Written instruction: Starting with the first line of the data below, copy each line up to and including the one containing "const scYTicks=[5,10,15,20,25,30,35];". Pictures stay out.

Collected material:
····················

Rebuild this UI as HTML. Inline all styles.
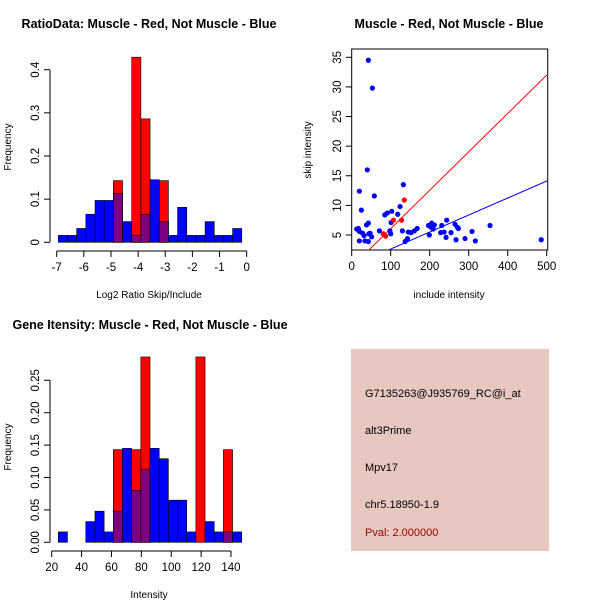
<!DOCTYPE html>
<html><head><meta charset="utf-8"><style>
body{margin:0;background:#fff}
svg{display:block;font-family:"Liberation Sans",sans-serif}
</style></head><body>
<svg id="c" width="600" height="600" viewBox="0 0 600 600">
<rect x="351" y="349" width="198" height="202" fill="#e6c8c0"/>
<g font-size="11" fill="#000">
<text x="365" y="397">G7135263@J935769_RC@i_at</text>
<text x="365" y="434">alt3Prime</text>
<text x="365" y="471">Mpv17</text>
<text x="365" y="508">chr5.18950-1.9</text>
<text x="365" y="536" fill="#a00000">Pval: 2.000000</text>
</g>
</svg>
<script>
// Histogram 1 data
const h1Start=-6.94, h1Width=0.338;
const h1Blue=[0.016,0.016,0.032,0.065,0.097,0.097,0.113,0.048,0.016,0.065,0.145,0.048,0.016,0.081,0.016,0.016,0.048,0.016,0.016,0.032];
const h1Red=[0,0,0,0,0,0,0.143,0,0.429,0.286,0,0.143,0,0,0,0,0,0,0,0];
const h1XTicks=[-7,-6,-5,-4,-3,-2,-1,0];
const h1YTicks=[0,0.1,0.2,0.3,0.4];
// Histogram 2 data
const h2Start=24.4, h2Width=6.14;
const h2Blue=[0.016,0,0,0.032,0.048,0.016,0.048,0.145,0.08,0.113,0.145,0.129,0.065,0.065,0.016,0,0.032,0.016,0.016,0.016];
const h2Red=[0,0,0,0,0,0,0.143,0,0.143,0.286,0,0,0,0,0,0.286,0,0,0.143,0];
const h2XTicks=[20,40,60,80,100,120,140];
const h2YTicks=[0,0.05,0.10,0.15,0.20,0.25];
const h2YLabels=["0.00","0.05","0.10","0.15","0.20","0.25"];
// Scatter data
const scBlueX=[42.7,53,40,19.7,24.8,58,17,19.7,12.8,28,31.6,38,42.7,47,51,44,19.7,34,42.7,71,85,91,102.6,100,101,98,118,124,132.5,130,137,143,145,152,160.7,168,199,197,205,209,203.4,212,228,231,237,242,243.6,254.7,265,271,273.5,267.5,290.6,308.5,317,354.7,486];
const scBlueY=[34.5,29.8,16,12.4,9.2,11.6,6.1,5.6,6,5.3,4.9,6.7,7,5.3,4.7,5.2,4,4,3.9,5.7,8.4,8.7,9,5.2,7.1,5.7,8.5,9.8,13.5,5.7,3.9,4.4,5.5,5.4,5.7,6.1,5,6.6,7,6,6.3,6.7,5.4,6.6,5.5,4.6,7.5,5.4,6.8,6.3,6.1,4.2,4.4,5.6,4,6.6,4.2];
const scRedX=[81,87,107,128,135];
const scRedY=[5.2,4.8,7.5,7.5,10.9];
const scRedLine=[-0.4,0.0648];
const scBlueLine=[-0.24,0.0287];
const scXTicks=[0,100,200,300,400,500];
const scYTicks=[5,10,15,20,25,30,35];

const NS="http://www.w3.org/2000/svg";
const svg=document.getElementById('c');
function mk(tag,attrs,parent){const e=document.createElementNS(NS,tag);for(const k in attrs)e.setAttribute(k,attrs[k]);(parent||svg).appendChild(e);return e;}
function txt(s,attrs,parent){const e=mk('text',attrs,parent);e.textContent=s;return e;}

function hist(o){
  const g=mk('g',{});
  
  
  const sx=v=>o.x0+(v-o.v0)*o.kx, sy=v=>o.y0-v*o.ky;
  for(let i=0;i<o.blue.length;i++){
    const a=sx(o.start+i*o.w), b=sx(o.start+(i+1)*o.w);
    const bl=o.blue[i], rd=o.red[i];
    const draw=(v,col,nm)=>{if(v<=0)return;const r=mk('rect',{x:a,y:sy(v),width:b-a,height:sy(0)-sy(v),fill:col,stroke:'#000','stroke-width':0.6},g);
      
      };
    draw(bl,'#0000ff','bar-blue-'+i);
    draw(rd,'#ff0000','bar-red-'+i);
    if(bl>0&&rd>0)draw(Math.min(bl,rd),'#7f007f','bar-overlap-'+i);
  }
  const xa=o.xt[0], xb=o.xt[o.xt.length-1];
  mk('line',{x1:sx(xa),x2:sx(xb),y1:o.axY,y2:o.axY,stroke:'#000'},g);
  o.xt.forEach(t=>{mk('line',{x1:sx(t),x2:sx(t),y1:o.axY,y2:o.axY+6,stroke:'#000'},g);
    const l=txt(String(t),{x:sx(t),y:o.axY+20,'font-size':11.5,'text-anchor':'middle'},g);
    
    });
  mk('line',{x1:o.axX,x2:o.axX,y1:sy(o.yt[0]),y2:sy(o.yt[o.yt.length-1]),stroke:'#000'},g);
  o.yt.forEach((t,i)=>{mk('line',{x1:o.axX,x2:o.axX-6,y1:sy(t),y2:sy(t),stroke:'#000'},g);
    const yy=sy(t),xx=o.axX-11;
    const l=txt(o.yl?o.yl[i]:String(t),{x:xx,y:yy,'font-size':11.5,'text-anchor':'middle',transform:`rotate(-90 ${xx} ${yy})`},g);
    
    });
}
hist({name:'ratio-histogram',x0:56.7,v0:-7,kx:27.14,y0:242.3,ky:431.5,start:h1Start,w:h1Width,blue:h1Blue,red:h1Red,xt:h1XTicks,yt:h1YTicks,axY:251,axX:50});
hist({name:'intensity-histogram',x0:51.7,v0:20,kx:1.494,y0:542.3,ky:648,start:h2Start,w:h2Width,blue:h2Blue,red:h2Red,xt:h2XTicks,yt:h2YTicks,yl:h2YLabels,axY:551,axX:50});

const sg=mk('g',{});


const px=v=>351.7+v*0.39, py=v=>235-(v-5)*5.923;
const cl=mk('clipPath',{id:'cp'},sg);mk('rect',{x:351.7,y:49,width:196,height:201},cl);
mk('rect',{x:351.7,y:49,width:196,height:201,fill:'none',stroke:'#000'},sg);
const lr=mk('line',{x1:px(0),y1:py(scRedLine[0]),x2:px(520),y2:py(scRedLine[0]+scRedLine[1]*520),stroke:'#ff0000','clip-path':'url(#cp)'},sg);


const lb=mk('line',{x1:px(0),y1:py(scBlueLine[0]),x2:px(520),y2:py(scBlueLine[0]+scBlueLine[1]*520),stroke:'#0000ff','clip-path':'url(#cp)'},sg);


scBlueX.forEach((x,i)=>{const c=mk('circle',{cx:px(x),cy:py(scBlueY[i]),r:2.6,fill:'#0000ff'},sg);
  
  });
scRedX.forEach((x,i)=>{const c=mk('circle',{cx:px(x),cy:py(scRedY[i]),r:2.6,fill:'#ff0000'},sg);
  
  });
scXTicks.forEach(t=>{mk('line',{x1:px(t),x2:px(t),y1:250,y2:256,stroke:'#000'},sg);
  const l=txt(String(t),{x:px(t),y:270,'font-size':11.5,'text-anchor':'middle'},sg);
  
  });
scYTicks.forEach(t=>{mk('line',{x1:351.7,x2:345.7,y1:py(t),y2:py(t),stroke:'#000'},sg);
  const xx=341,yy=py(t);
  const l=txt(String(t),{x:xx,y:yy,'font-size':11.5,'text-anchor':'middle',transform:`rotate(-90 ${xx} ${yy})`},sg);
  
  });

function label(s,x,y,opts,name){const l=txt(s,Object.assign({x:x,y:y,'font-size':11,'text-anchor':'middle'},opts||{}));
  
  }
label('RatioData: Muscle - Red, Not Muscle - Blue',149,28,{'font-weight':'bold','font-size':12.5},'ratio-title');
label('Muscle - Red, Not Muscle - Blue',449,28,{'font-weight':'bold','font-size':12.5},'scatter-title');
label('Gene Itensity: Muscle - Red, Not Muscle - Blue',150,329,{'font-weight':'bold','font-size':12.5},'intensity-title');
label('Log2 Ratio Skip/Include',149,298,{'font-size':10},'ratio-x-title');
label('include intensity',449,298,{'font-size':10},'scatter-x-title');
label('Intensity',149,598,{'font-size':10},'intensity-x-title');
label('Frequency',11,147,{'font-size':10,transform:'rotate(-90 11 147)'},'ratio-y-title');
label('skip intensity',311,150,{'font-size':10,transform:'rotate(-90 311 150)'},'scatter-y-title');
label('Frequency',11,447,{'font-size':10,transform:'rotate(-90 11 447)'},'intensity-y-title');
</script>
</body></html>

····················

Exercise answer:
Rebuild this UI as HTML. Inline all styles.
<!DOCTYPE html>
<html><head><meta charset="utf-8"><style>
body{margin:0;background:#fff}
svg{display:block;font-family:"Liberation Sans",sans-serif}
</style></head><body>
<svg id="c" width="600" height="600" viewBox="0 0 600 600">
<rect x="351" y="349" width="198" height="202" fill="#e6c8c0"/>
<g font-size="11" fill="#000">
<text x="365" y="397">G7135263@J935769_RC@i_at</text>
<text x="365" y="434">alt3Prime</text>
<text x="365" y="471">Mpv17</text>
<text x="365" y="508">chr5.18950-1.9</text>
<text x="365" y="536" fill="#a00000">Pval: 2.000000</text>
</g>
</svg>
<script>
// Histogram 1 data
const h1Start=-6.94, h1Width=0.338;
const h1Blue=[0.016,0.016,0.032,0.065,0.097,0.097,0.113,0.048,0.016,0.065,0.145,0.048,0.016,0.081,0.016,0.016,0.048,0.016,0.016,0.032];
const h1Red=[0,0,0,0,0,0,0.143,0,0.429,0.286,0,0.143,0,0,0,0,0,0,0,0];
const h1XTicks=[-7,-6,-5,-4,-3,-2,-1,0];
const h1YTicks=[0,0.1,0.2,0.3,0.4];
// Histogram 2 data
const h2Start=24.4, h2Width=6.14;
const h2Blue=[0.016,0,0,0.032,0.048,0.016,0.048,0.145,0.08,0.113,0.145,0.129,0.065,0.065,0.016,0,0.032,0.016,0.016,0.016];
const h2Red=[0,0,0,0,0,0,0.143,0,0.143,0.286,0,0,0,0,0,0.286,0,0,0.143,0];
const h2XTicks=[20,40,60,80,100,120,140];
const h2YTicks=[0,0.05,0.10,0.15,0.20,0.25];
const h2YLabels=["0.00","0.05","0.10","0.15","0.20","0.25"];
// Scatter data
const scBlueX=[42.7,53,40,19.7,24.8,58,17,19.7,12.8,28,31.6,38,42.7,47,51,44,19.7,34,42.7,71,85,91,102.6,100,101,98,118,124,132.5,130,137,143,145,152,160.7,168,199,197,205,209,203.4,212,228,231,237,242,243.6,254.7,265,271,273.5,267.5,290.6,308.5,317,354.7,486];
const scBlueY=[34.5,29.8,16,12.4,9.2,11.6,6.1,5.6,6,5.3,4.9,6.7,7,5.3,4.7,5.2,4,4,3.9,5.7,8.4,8.7,9,5.2,7.1,5.7,8.5,9.8,13.5,5.7,3.9,4.4,5.5,5.4,5.7,6.1,5,6.6,7,6,6.3,6.7,5.4,6.6,5.5,4.6,7.5,5.4,6.8,6.3,6.1,4.2,4.4,5.6,4,6.6,4.2];
const scRedX=[81,87,107,128,135];
const scRedY=[5.2,4.8,7.5,7.5,10.9];
const scRedLine=[-0.4,0.0648];
const scBlueLine=[-0.24,0.0287];
const scXTicks=[0,100,200,300,400,500];
const scYTicks=[5,10,15,20,25,30,35];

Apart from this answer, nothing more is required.